Оружіе было положено на протянутую ко мнѣ ладонь; и какимъ же жалкимъ и ничтожнымъ показался этотъ пистолетикъ на мощной ладони моего друга!

Взглянувъ на это смертельное оружіе, онъ вздрогнулъ и взволнованнымъ голосомъ прошепталъ:

— Увы, не смерти я боюсь, но возможности быть изувѣченнымъ.

Снова началъ ободрять его и съ такимъ успѣхомъ, что онъ, наконецъ, сказалъ:

— Пустъ же начнется трагедія. Встаньте позади и не покидайте меня, другъ мой, въ эти роковыя минуты.

Я обѣщалъ ему. Затѣмъ, я помогъ навести ему пистолетъ [41]по тому направленію, гдѣ по моимъ предположеніямъ стоялъ его противникъ, и посовѣтовалъ ему слушать хорошенько и въ дальнѣйшемъ руководиться крикомъ секунданта противной стороны. Затѣмъ я всталъ позади Гамбетты и издалъ громкое «гопъ-гопъ!» Откуда-то изъ-за тумана послышался отдаленный отвѣтный крикъ, послѣ него я немедленно же прокричалъ:

— Разъ, два, три, — пли!

Раздались два слабенькіе звука, что-то вродѣ пить! пить! и въ тоже мгновеніе я былъ повергнутъ на землю и придавленъ цѣлою горою мяса. Я былъ совершенно разбитъ и оглушенъ. Откуда-то сверху до меня долетѣли слѣдующія слова:

— Я умираю за… за… чортъ возьми, за что же я умираю?.. Да, за Францію! Я умираю за Францію!

Врачи съ зондами въ рукахъ толпились вокругъ лежавшаго. Самое тщательное изслѣдованіе обширной поверхности тѣла г. Гамбетты при помощи микроскоповъ не могло отрыть ничего похожаго на какую-нибудь рану. Тогда послѣдовала умилительная и возвышающая душу сцена.

Наши гладіаторы упали другъ другу въ объятія и пролили потоки гордыхъ и счастливыхъ слезъ; секундантъ противника обнималъ меня; врачи, ораторы, главные агенты компаніи похоронныхъ процессій, полиція, зрители — всѣ обнимались, всѣ радовались, всѣ кричали и, казалось, самый воздухъ преисполнился неописуемымъ восторгомъ и ликованіемъ.

Въ ту минуту я предпочелъ бы быть лучше героемъ французской дуэли, нежели вѣнценоснымъ державнымъ монархомъ.

Когда всеобщее возбужденіе немного поулеглось, то врачи составили консультацію и послѣ долгихъ дебатовъ рѣшили, что при условіи хорошаго ухода и питанія есть надежда, что я оправлюсь отъ полученныхъ поврежденій, оказавшихся весьма серьезными, такъ какъ, повидимому, сломанное ребро проткнуло мнѣ легкое, а многіе изъ органовъ потерпѣли настолько сильное смѣщеніе противъ натуральнаго своего положенія, что было весьма сомнительнымъ могутъ ли они правильно исполнять свои функціи.

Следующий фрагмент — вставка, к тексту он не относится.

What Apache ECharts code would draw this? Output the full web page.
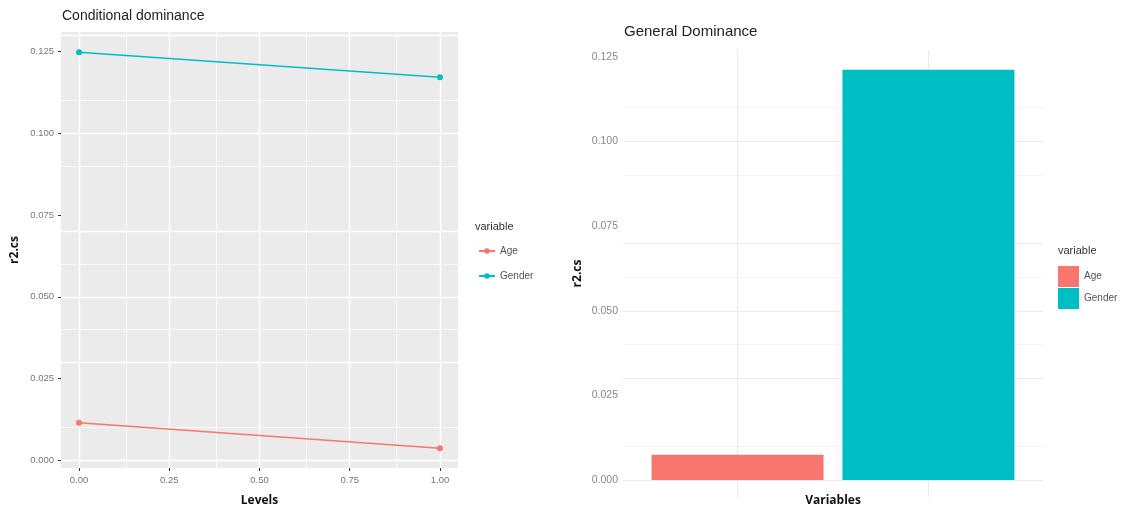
<!DOCTYPE html>
<html><head><meta charset="utf-8">
<script src="https://cdn.jsdelivr.net/npm/echarts@6/dist/echarts.min.js"></script>
<style>html,body{margin:0;padding:0;background:#fff}#c{width:1123px;height:512px}</style>
</head><body><div id="c"></div>
<script>
// ---- data ----
const levels = [0, 1];
const ageConditional = [0.0115, 0.0037];
const genderConditional = [0.1247, 0.1171];
const variables = ['Age', 'Gender'];
const generalDominance = [0.0075, 0.1212];
const leftXTicks = [0, 0.25, 0.5, 0.75, 1];
const leftXMinor = [0.125, 0.375, 0.625, 0.875];
const yTicks = [0, 0.025, 0.05, 0.075, 0.1, 0.125];
const yMinor = [0.0125, 0.0375, 0.0625, 0.0875, 0.1125];
const barPositions = [1, 2];

// ---- styles ----
const colors = { Age: '#F8766D', Gender: '#00BFC4' };
const tickFont = 'Liberation Sans';
const titleFont = 'Liberation Sans';
const axisTitleFont = 'Open Sans';

function gridLines(axisKey, majors, minors, color, wMajor, wMinor) {
  return minors.map(v => ({ [axisKey]: v, lineStyle: { color, width: wMinor, type: 'solid' } }))
    .concat(majors.map(v => ({ [axisKey]: v, lineStyle: { color, width: wMajor, type: 'solid' } })));
}
function gridSeries(xi, yi, lines) {
  return {
    type: 'line', xAxisIndex: xi, yAxisIndex: yi, data: [], z: 1, zlevel: 0, silent: true,
    markLine: { silent: true, z: 1, symbol: ['none', 'none'], label: { show: false }, animation: false, data: lines }
  };
}
const tickAxisLine = { show: true, onZero: false, lineStyle: { color: 'rgba(0,0,0,0)' } };

const chart = echarts.init(document.getElementById('c'), null, { renderer: 'canvas' });
const option = {
  animation: false,
  backgroundColor: '#ffffff',
  title: [
    { text: 'Conditional dominance', left: 62, top: 9, padding: 0,
      textStyle: { fontSize: 14, fontWeight: 'normal', color: '#222', fontFamily: titleFont } },
    { text: 'General Dominance', left: 624, top: 24, padding: 0,
      textStyle: { fontSize: 15, fontWeight: 'normal', color: '#222', fontFamily: titleFont } },
    { text: 'variable', left: 475, top: 221, padding: 0,
      textStyle: { fontSize: 11, fontWeight: 'normal', color: '#333', fontFamily: titleFont } },
    { text: 'variable', left: 1058, top: 245, padding: 0,
      textStyle: { fontSize: 11, fontWeight: 'normal', color: '#333', fontFamily: titleFont } }
  ],
  legend: [
    { data: variables, orient: 'vertical', left: 478, top: 246, padding: 0,
      itemWidth: 16, itemHeight: 7, itemGap: 15,
      textStyle: { fontSize: 10, color: '#555', fontFamily: tickFont } },
    { data: variables.map(v => v + '_bar'), orient: 'vertical', left: 1058, top: 266, padding: 0,
      icon: 'rect', itemWidth: 21, itemHeight: 21, itemGap: 1,
      formatter: n => n.replace('_bar', ''),
      textStyle: { fontSize: 10, color: '#555', fontFamily: tickFont } }
  ],
  grid: [
    { left: 61, top: 32, width: 397, height: 436, show: true, backgroundColor: '#EBEBEB', borderWidth: 0 },
    { left: 623, top: 50, width: 420, height: 450, show: false }
  ],
  xAxis: [
    { type: 'value', gridIndex: 0, min: -0.05, max: 1.05,
      name: 'Levels', nameLocation: 'middle', nameGap: 27,
      nameTextStyle: { fontFamily: axisTitleFont, fontWeight: 'bold', fontSize: 12, color: '#111' },
      axisLine: tickAxisLine, splitLine: { show: false },
      axisTick: { show: true, inside: false, length: 3, customValues: leftXTicks, lineStyle: { color: '#333', width: 1 } },
      axisLabel: { customValues: leftXTicks, margin: 7, fontSize: 9.5, color: '#777', fontFamily: tickFont,
        formatter: v => v.toFixed(2) } },
    { type: 'value', gridIndex: 1, min: 0.4, max: 2.6,
      name: 'Variables', nameLocation: 'middle', nameGap: -2,
      nameTextStyle: { fontFamily: axisTitleFont, fontWeight: 'bold', fontSize: 12, color: '#111' },
      axisLine: { show: false, onZero: false }, axisTick: { show: false }, axisLabel: { show: false }, splitLine: { show: false } }
  ],
  yAxis: [
    { type: 'value', gridIndex: 0, min: -0.0023, max: 0.1309,
      name: 'r2.cs', nameLocation: 'middle', nameGap: 40,
      nameTextStyle: { fontFamily: axisTitleFont, fontWeight: 'bold', fontSize: 12, color: '#111' },
      axisLine: tickAxisLine, splitLine: { show: false },
      axisTick: { show: true, inside: false, length: 3, customValues: yTicks, lineStyle: { color: '#333', width: 1 } },
      axisLabel: { customValues: yTicks, margin: 7, fontSize: 9.5, color: '#777', fontFamily: tickFont,
        formatter: v => v.toFixed(3) } },
    { type: 'value', gridIndex: 1, min: -0.005, max: 0.12705,
      name: 'r2.cs', nameLocation: 'middle', nameGap: 39,
      nameTextStyle: { fontFamily: axisTitleFont, fontWeight: 'bold', fontSize: 12, color: '#111' },
      axisLine: { show: false, onZero: false }, splitLine: { show: false }, axisTick: { show: false },
      axisLabel: { customValues: yTicks, margin: 5, fontSize: 10.5, color: '#888', fontFamily: tickFont,
        formatter: v => v.toFixed(3) } }
  ],
  series: [
    gridSeries(0, 0, gridLines('yAxis', yTicks, yMinor, '#FFFFFF', 1.4, 0.7)
      .concat(gridLines('xAxis', leftXTicks, leftXMinor, '#FFFFFF', 1.4, 0.7))),
    gridSeries(1, 1, gridLines('yAxis', yTicks, yMinor, '#EBEBEB', 1.2, 0.6)
      .concat(gridLines('xAxis', barPositions, [], '#EBEBEB', 1.2, 0.6))),
    { name: 'Age', type: 'line', xAxisIndex: 0, yAxisIndex: 0, z: 3,
      data: levels.map((x, i) => [x, ageConditional[i]]),
      symbol: 'circle', symbolSize: 6, color: colors.Age,
      lineStyle: { width: 1.5, color: colors.Age }, itemStyle: { color: colors.Age } },
    { name: 'Gender', type: 'line', xAxisIndex: 0, yAxisIndex: 0, z: 3,
      data: levels.map((x, i) => [x, genderConditional[i]]),
      symbol: 'circle', symbolSize: 6, color: colors.Gender,
      lineStyle: { width: 1.5, color: colors.Gender }, itemStyle: { color: colors.Gender } },
    { name: 'Age_bar', type: 'bar', xAxisIndex: 1, yAxisIndex: 1, z: 3,
      data: [[barPositions[0], generalDominance[0]]], barWidth: 172, barGap: '-100%',
      itemStyle: { color: colors.Age } },
    { name: 'Gender_bar', type: 'bar', xAxisIndex: 1, yAxisIndex: 1, z: 3,
      data: [[barPositions[1], generalDominance[1]]], barWidth: 172, barGap: '-100%',
      itemStyle: { color: colors.Gender } }
  ]
};
chart.setOption(option);
</script>
</body></html>
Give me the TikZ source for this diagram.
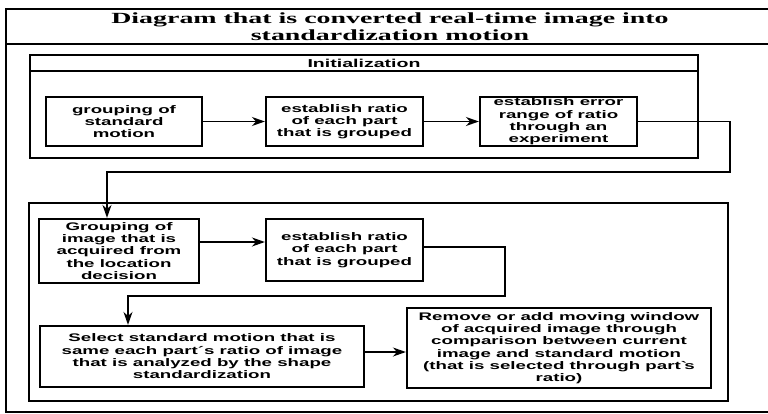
\documentclass[tikz,border=0pt]{standalone}
\usepackage{fontspec}
\usetikzlibrary{arrows.meta}
\newfontfamily\boxfont{Liberation Sans}[FakeStretch=1.7]
\newfontfamily\titlefont{Liberation Serif}[FakeStretch=1.8]

\begin{document}
\begin{tikzpicture}[x=1pt, y=-1pt, >={Stealth[length=13pt,width=9pt]}]
  % Define styles
  \tikzstyle{frame} = [draw, line width=1.6pt]
  \tikzstyle{block} = [rectangle, draw, line width=2.2pt, align=center, inner sep=0pt, font=\boxfont\bfseries\fontsize{11}{12.3}\selectfont]
  \tikzstyle{flow} = [->, line width=1.8pt]

  \useasboundingbox (0,0) rectangle (768,413);

  % Outer frame and title
  \draw[frame] (6,9) rectangle (780,412);
  \draw[frame] (6,44) -- (780,44);
  \node[font=\titlefont\bfseries\fontsize{15.5}{16.5}\selectfont, align=center] (title) at (390,26.5) {Diagram that is converted real-time image into\\standardization motion};

  % Initialization stage
  \draw[frame] (30,55) rectangle (698,158);
  \draw[frame] (30,71) -- (698,71);
  \node[font=\boxfont\bfseries\fontsize{11.5}{13}\selectfont] (inithead) at (364,63) {Initialization};

  \node[block, minimum width=156, minimum height=49] (grpstd) at (124,121.5) {grouping of\\standard\\motion};
  \node[block, minimum width=157, minimum height=49] (ratio) at (344.5,121.5) {establish ratio\\of each part\\that is grouped};
  \node[block, minimum width=157, minimum height=49] (errrange) at (558.5,121.5) {establish error\\range of ratio\\through an\\experiment};

  % Real-time stage
  \draw[frame] (29,203) rectangle (728,401);

  \node[block, minimum width=160, minimum height=64] (grpimg) at (119,251) {Grouping of\\image that is\\acquired from\\the location\\decision};
  \node[block, minimum width=157, minimum height=62] (ratioimg) at (344.5,250) {establish ratio\\of each part\\that is grouped};
  \node[block, minimum width=324, minimum height=61] (select) at (202,356.5) {Select standard motion that is\\same each part´s ratio of image\\that is analyzed by the shape\\standardization};
  \node[block, minimum width=304, minimum height=80] (remove) at (559,348) {Remove or add moving window\\of acquired image through\\comparison between current\\image and standard motion\\(that is selected through part\textasciigrave s\\ratio)};

  % Bends of the long connectors
  \coordinate (turn1) at (730,172);
  \coordinate (drop1) at (107,172);
  \coordinate (turn2) at (505,296);
  \coordinate (drop2) at (128,296);

  % Arrows
  \draw[flow] (grpstd) -- (ratio);
  \draw[flow] (ratio) -- (errrange);
  \draw[flow] (errrange.east) -| (turn1) -- (drop1) -- (drop1 |- grpimg.north);
  \draw[flow] ([yshift=9pt]grpimg.east) -- ([yshift=9pt]grpimg.east -| ratioimg.west);
  \draw[flow] ([yshift=3pt]ratioimg.east) -| (turn2) -- (drop2) -- (drop2 |- select.north);
  \draw[flow] ([yshift=4.5pt]select.east) -- ([yshift=4.5pt]select.east -| remove.west);
\end{tikzpicture}
\end{document}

Затѣмъ они положили въ лубки мою сломанную въ двухъ мѣстахъ лѣвую руку, вправили правую ногу, вывихнутую въ бедрѣ, и возстановили мой носъ. Я былъ предметомъ громаднаго интереса и даже восхищенія. Весьма многія мягкосердечныя и почтенныя особы пожелали познакомиться со мной и говорили, что будутъ гордиться знакомствомъ съ единственнымъ человѣкомъ, раненымъ во Франціи на дуэли въ теченіе послѣднихъ 40 лѣтъ.

Я былъ помѣщенъ въ лазаретномъ фургонѣ, и во главѣ процессіи, въ ореолѣ своей славы, явился въ Парижъ, гдѣ и былъ положенъ въ госпиталь. [42] 

Впослѣдствіи мнѣ былъ даже пожалованъ орденъ Почетнаго Легіона, впрочемъ, мало кто не имѣетъ здѣсь этого знака отличія.

Такова истинная исторія самаго замѣчательнаго столкновенія нашего времени.

Я ни на кого не хочу жаловаться и самъ отвѣчаю за послѣдствія своихъ поступковъ, но безъ всякаго хвастовства я позволяю себѣ сказать, что смѣло встану передъ любымъ изъ французскихъ дуэлистовъ, но ни за что не соглашусь, пока еще не сошелъ съ ума, вторично встать позади него.